Police began sweeping out the sit-ins and street marches on Sept 7 after two grenades exploded inside the second prime minister’s little-used city residence.

Three days later, when Lim Thong was last seen by his family, up to 10,000 people gathered in front of the Royal Palace. They fled when 10 trucks of police and two firetrucks charged in from the south.

Scattered melees between demonstrators and police followed until well past dark, most notably in front of the railway station and the Faculty of Med­icine.

A day earlier, villagers witnessed police gunning down two men in one of Phnom Penh’s rural districts, killings which rights workers attributed to police “death squads.”

A Cambodian human rights worker said Tuesday that he interviewed people who said they witnessed police beat Lim Thong and put him into a vehicle on Sept 10. Information beyond that is sketchy, he said.
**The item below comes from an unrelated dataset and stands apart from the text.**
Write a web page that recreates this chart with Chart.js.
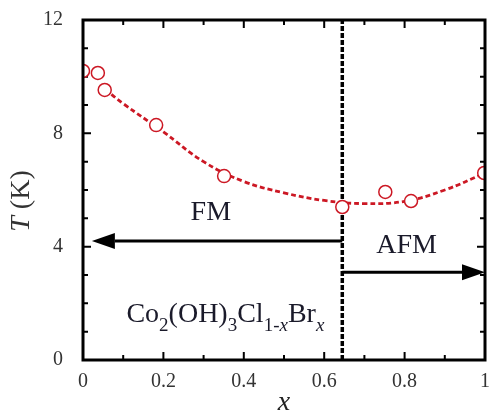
<!DOCTYPE html>
<html>
<head>
<meta charset="utf-8">
<script src="https://cdn.jsdelivr.net/npm/chart.js@4.4.1/dist/chart.umd.min.js"></script>
<style>
  html, body { margin: 0; padding: 0; background: #fff; }
  #wrap { width: 493px; height: 419px; }
</style>
</head>
<body>
<div id="wrap"><canvas id="phaseChart" width="493" height="419"></canvas></div>
<script>
// measured transition temperatures
const xValues = [0, 0.037, 0.054, 0.182, 0.351, 0.645, 0.752, 0.816, 0.998];
const tValues = [10.2, 10.13, 9.53, 8.29, 6.49, 5.4, 5.93, 5.61, 6.6];

// dashed guide curve through the data
const curveX = [0.055, 0.1, 0.2, 0.3, 0.4, 0.5, 0.6, 0.7, 0.8, 0.9, 1.0];
const curveT = [9.55, 9.05, 8.05, 7.0, 6.3, 5.9, 5.63, 5.52, 5.6, 6.0, 6.6];

// phase boundary and arrows
const boundaryX = 0.645;
const fmArrow = { from: boundaryX, to: 0.022, t: 4.2 };
const afmArrow = { from: boundaryX, to: 1.0, t: 3.1 };

const xTicks = [0, 0.2, 0.4, 0.6, 0.8, 1];
const yTicks = [0, 4, 8, 12];

const serif = "'Liberation Serif', 'DejaVu Serif', serif";
const red = 'rgb(204, 24, 36)';

function toPoints(xs, ys) {
    return xs.map((x, i) => ({ x: x, y: ys[i] }));
}

// inward ticks, frame, arrows and labels
const decorPlugin = {
    id: 'decor',
    beforeDatasetsDraw(chart) {
        const ctx = chart.ctx;
        const a = chart.chartArea;
        const xs = chart.scales.x;
        const ys = chart.scales.y;
        ctx.save();
        ctx.strokeStyle = '#000';
        ctx.lineWidth = 2;
        for (let i = 1; i < 10; i++) {
            const px = xs.getPixelForValue(i / 10);
            const len = i % 2 === 0 ? 8 : 5;
            ctx.beginPath();
            ctx.moveTo(px, a.bottom); ctx.lineTo(px, a.bottom - len);
            ctx.moveTo(px, a.top); ctx.lineTo(px, a.top + len);
            ctx.stroke();
        }
        for (let v = 1; v < 12; v++) {
            const py = ys.getPixelForValue(v);
            const len = v % 4 === 0 ? 8 : 5;
            ctx.beginPath();
            ctx.moveTo(a.left, py); ctx.lineTo(a.left + len, py);
            ctx.moveTo(a.right, py); ctx.lineTo(a.right - len, py);
            ctx.stroke();
        }
        ctx.restore();
    },
    afterDatasetsDraw(chart) {
        const ctx = chart.ctx;
        const a = chart.chartArea;
        const xs = chart.scales.x;
        const ys = chart.scales.y;
        ctx.save();

        // arrows
        [fmArrow, afmArrow].forEach(ar => {
            const x0 = xs.getPixelForValue(ar.from);
            const x1 = xs.getPixelForValue(ar.to);
            const py = ys.getPixelForValue(ar.t);
            const dir = x1 > x0 ? 1 : -1;
            const headLen = 23, headHalf = 8;
            ctx.strokeStyle = '#000';
            ctx.lineWidth = 3;
            ctx.beginPath();
            ctx.moveTo(x0, py);
            ctx.lineTo(x1 - dir * headLen, py);
            ctx.stroke();
            ctx.fillStyle = '#000';
            ctx.beginPath();
            ctx.moveTo(x1, py);
            ctx.lineTo(x1 - dir * headLen, py - headHalf);
            ctx.lineTo(x1 - dir * headLen, py + headHalf);
            ctx.closePath();
            ctx.fill();
        });

        // phase labels
        ctx.fillStyle = '#1a1a2a';
        ctx.textAlign = 'center';
        ctx.textBaseline = 'middle';
        ctx.font = '28px ' + serif;
        ctx.fillText('FM', xs.getPixelForValue(0.318), ys.getPixelForValue(5.2));
        ctx.fillText('AFM', xs.getPixelForValue(0.805), ys.getPixelForValue(4.05));

        // chemical formula with subscripts
        const parts = [
            ['Co', 0, false], ['2', 1, false], ['(OH)', 0, false], ['3', 1, false],
            ['Cl', 0, false], ['1-', 1, false], ['x', 1, true], ['Br', 0, false], ['x', 1, true]
        ];
        let px = xs.getPixelForValue(0.108);
        const base = ys.getPixelForValue(1.34);
        ctx.textAlign = 'left';
        ctx.textBaseline = 'alphabetic';
        parts.forEach(p => {
            const sub = p[1] === 1;
            ctx.font = (p[2] ? 'italic ' : '') + (sub ? '19px ' : '28px ') + serif;
            ctx.fillText(p[0], px, sub ? base + 9 : base);
            px += ctx.measureText(p[0]).width;
        });

        // frame
        ctx.strokeStyle = '#000';
        ctx.lineWidth = 3;
        ctx.strokeRect(a.left, a.top, a.right - a.left, a.bottom - a.top);

        // y title: T (K)
        ctx.translate(22, 201);
        ctx.rotate(-Math.PI / 2);
        ctx.fillStyle = '#333';
        ctx.textBaseline = 'middle';
        ctx.font = 'italic 28px ' + serif;
        const tw = ctx.measureText('T ').width;
        ctx.font = '28px ' + serif;
        const kw = ctx.measureText('(K)').width;
        let sx = -(tw + kw) / 2;
        ctx.font = 'italic 28px ' + serif;
        ctx.fillText('T ', sx, 0);
        ctx.font = '28px ' + serif;
        ctx.fillText('(K)', sx + tw, 0);
        ctx.restore();
    }
};

const ctx = document.getElementById('phaseChart').getContext('2d');
new Chart(ctx, {
    type: 'scatter',
    data: {
        datasets: [
            {
                label: 'data',
                data: toPoints(xValues, tValues),
                showLine: false,
                pointStyle: 'circle',
                pointRadius: 6.5,
                pointBorderWidth: 1.5,
                pointBorderColor: red,
                pointBackgroundColor: '#fff',
                order: 0
            },
            {
                label: 'fit',
                data: toPoints(curveX, curveT),
                showLine: true,
                borderColor: red,
                borderWidth: 2.8,
                borderDash: [5, 3],
                pointRadius: 0,
                tension: 0.4,
                order: 1
            },
            {
                label: 'boundary',
                data: [{ x: boundaryX, y: 0 }, { x: boundaryX, y: 12 }],
                showLine: true,
                borderColor: '#000',
                borderWidth: 3.5,
                borderDash: [5, 2],
                pointRadius: 0,
                order: 2
            }
        ]
    },
    options: {
        responsive: false,
        animation: false,
        layout: { padding: { left: 0, right: 3, top: 20, bottom: 0 } },
        plugins: {
            legend: { display: false },
            tooltip: { enabled: false }
        },
        scales: {
            x: {
                type: 'linear',
                min: 0,
                max: 1,
                afterFit: s => { s.height = 59; s.paddingLeft = 0; s.paddingRight = 0; },
                afterBuildTicks: s => { s.ticks = xTicks.map(v => ({ value: v })); },
                grid: { display: false, drawTicks: false },
                border: { display: false },
                ticks: {
                    padding: 10,
                    color: '#333',
                    font: { family: serif, size: 20 },
                    callback: v => String(v)
                },
                title: {
                    display: true,
                    text: 'x',
                    color: '#222',
                    padding: { top: 2, bottom: 0 },
                    font: { family: serif, size: 28, style: 'italic' }
                }
            },
            y: {
                type: 'linear',
                min: 0,
                max: 12,
                afterFit: s => { s.width = 83; s.paddingTop = 0; s.paddingBottom = 0; },
                afterBuildTicks: s => { s.ticks = yTicks.map(v => ({ value: v })); },
                grid: { display: false, drawTicks: false },
                border: { display: false },
                ticks: {
                    padding: 20,
                    color: '#333',
                    font: { family: serif, size: 20 },
                    callback: v => String(v)
                }
            }
        }
    },
    plugins: [decorPlugin]
});
</script>
</body>
</html>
The rights worker said Tues­day that most families with relatives missing do not tell police because they fear revealing their family’s pro-opposition sentiments to CPP-dominated security forces. They fear threats against the family would follow, the rights worker said.

Lim Hong, Lim Thong’s older sister, said her brother does not have any family outside of the capital and is unfamiliar with the border camps, having spent the last 20 years in Phnom Penh.

She said her brother joined the demonstration because he said “he loved democracy,” and told his family he gave money to those taking part in the sit-in across from the National As­sembly.

He never expressed fears about his safety, she said.

The day after he failed to return home, Lim Hong circulated a photograph of her brother among demonstrators and residents who live near demonstration sites, but turned up no information on his whereabouts.

Lim Hong then visited three fortune tellers, who said her brother would be released on Sept 20 and return.

“But the day came and went and he was nowhere to be found,” she lamented. “Now I’ve lost hope.”